■ Work instructions:
Only the lines from the start of the data through the line with "let chart = echarts.init(dom)" belong in the copy. Restate them word for word, minus the pictures.

# Start of Supplied material

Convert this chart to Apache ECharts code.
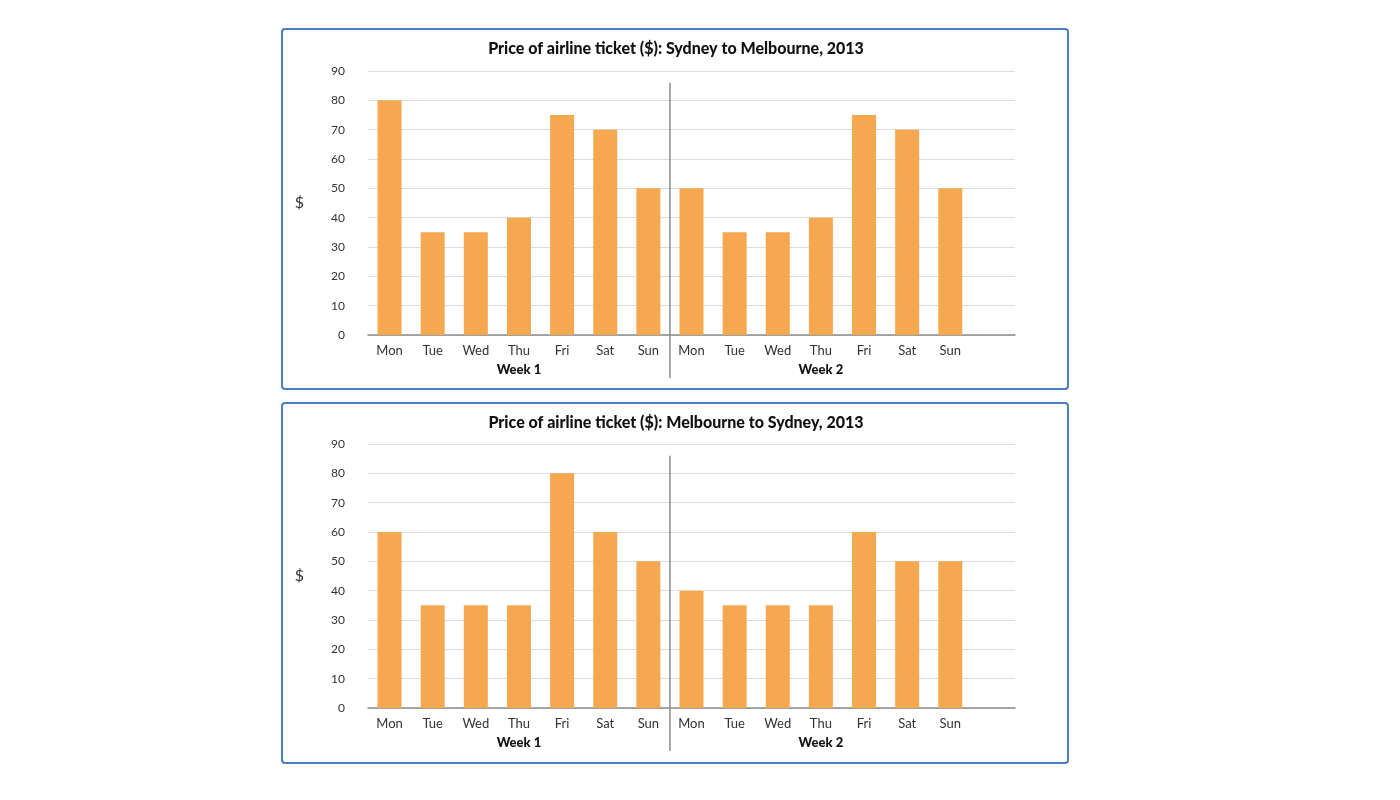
<!DOCTYPE html>
<html>
<head>
<meta charset="utf-8">
<script src="https://cdn.jsdelivr.net/npm/echarts@6/dist/echarts.min.js"></script>
<style>
  html, body { margin: 0; padding: 0; background: #fff; }
  #main { width: 1400px; height: 800px; }
</style>
</head>
<body>
<div id="main"></div>
<script>
// data
const days = ['Mon', 'Tue', 'Wed', 'Thu', 'Fri', 'Sat', 'Sun', 'Mon', 'Tue', 'Wed', 'Thu', 'Fri', 'Sat', 'Sun', '']
const weekNames = ['Week 1', 'Week 2']
const titles = [
  'Price of airline ticket ($): Sydney to Melbourne, 2013',
  'Price of airline ticket ($): Melbourne to Sydney, 2013'
]
const sydToMel = [80, 35, 35, 40, 75, 70, 50, 50, 35, 35, 40, 75, 70, 50]
const melToSyd = [60, 35, 35, 35, 80, 60, 50, 40, 35, 35, 35, 60, 50, 50]

const panelTops = [29, 403]
const font = 'Lato, "Open Sans", sans-serif'

let dom = document.querySelector('#main')
let chart = echarts.init(dom)

function xAxisFor(i) {
  return {
    type: 'category',
    gridIndex: i,
    data: days,
    axisLine: { lineStyle: { color: '#8c8c8c', width: 1.5 } },
    axisTick: { show: false },
    axisLabel: { color: '#333', fontSize: 13, fontFamily: font, margin: 9, interval: 0 }
  }
}
function yAxisFor(i) {
  return {
    type: 'value',
    gridIndex: i,
    min: 0,
    max: 90,
    interval: 10,
    name: '$',
    nameLocation: 'middle',
    nameRotate: 0,
    nameGap: 64,
    nameTextStyle: { color: '#333', fontSize: 16, fontFamily: font },
    axisLine: { show: false },
    axisTick: { show: false },
    axisLabel: { color: '#333', fontSize: 12, fontFamily: font, margin: 23 },
    splitLine: { lineStyle: { color: '#dcdcdc' } }
  }
}

let options = {
  animation: false,
  title: titles.map((t, i) => ({
    text: t,
    left: 671,
    top: panelTops[i] + 7,
    textAlign: 'center',
    textStyle: { fontSize: 16, fontWeight: 900, color: '#111', fontFamily: font }
  })),
  grid: [
    { left: 368, top: 71, width: 647, height: 264 },
    { left: 368, top: 444, width: 647, height: 264 }
  ],
  xAxis: [xAxisFor(0), xAxisFor(1)],
  yAxis: [yAxisFor(0), yAxisFor(1)],
  series: [
    { type: 'bar', xAxisIndex: 0, yAxisIndex: 0, data: sydToMel, barWidth: 24, itemStyle: { color: '#f5a850' } },
    { type: 'bar', xAxisIndex: 1, yAxisIndex: 1, data: melToSyd, barWidth: 24, itemStyle: { color: '#f5a850' } }
  ]
}
chart.setOption(options)

// borders, week separators and week labels
let graphics = []
panelTops.forEach((top, i) => {
  graphics.push({
    type: 'rect',
    shape: { x: 282, y: top, width: 786, height: 360, r: 3 },
    style: { fill: null, stroke: '#4d7cbf', lineWidth: 2 },
    z: 0
  })
  let left = chart.convertToPixel({ xAxisIndex: i }, 6)
  let right = chart.convertToPixel({ xAxisIndex: i }, 7)
  let sepX = (left + right) / 2
  let yTop = chart.convertToPixel({ yAxisIndex: i }, 86)
  let yBase = chart.convertToPixel({ yAxisIndex: i }, 0)
  graphics.push({
    type: 'line',
    shape: { x1: sepX, y1: yTop, x2: sepX, y2: yBase + 43 },
    style: { stroke: '#8c8c8c', lineWidth: 1.5 },
    z: 10
  })
  weekNames.forEach((w, k) => {
    graphics.push({
      type: 'text',
      x: chart.convertToPixel({ xAxisIndex: i }, 3 + k * 7),
      y: yBase + 35,
      style: { text: w, fill: '#111', font: '900 13px ' + font, textAlign: 'center', textVerticalAlign: 'middle' }
    })
  })
})
chart.setOption({ graphic: graphics })
</script>
</body>
</html>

# End of Supplied material

■ Response to this task:
Convert this chart to Apache ECharts code.
<!DOCTYPE html>
<html>
<head>
<meta charset="utf-8">
<script src="https://cdn.jsdelivr.net/npm/echarts@6/dist/echarts.min.js"></script>
<style>
  html, body { margin: 0; padding: 0; background: #fff; }
  #main { width: 1400px; height: 800px; }
</style>
</head>
<body>
<div id="main"></div>
<script>
// data
const days = ['Mon', 'Tue', 'Wed', 'Thu', 'Fri', 'Sat', 'Sun', 'Mon', 'Tue', 'Wed', 'Thu', 'Fri', 'Sat', 'Sun', '']
const weekNames = ['Week 1', 'Week 2']
const titles = [
  'Price of airline ticket ($): Sydney to Melbourne, 2013',
  'Price of airline ticket ($): Melbourne to Sydney, 2013'
]
const sydToMel = [80, 35, 35, 40, 75, 70, 50, 50, 35, 35, 40, 75, 70, 50]
const melToSyd = [60, 35, 35, 35, 80, 60, 50, 40, 35, 35, 35, 60, 50, 50]

const panelTops = [29, 403]
const font = 'Lato, "Open Sans", sans-serif'

let dom = document.querySelector('#main')
let chart = echarts.init(dom)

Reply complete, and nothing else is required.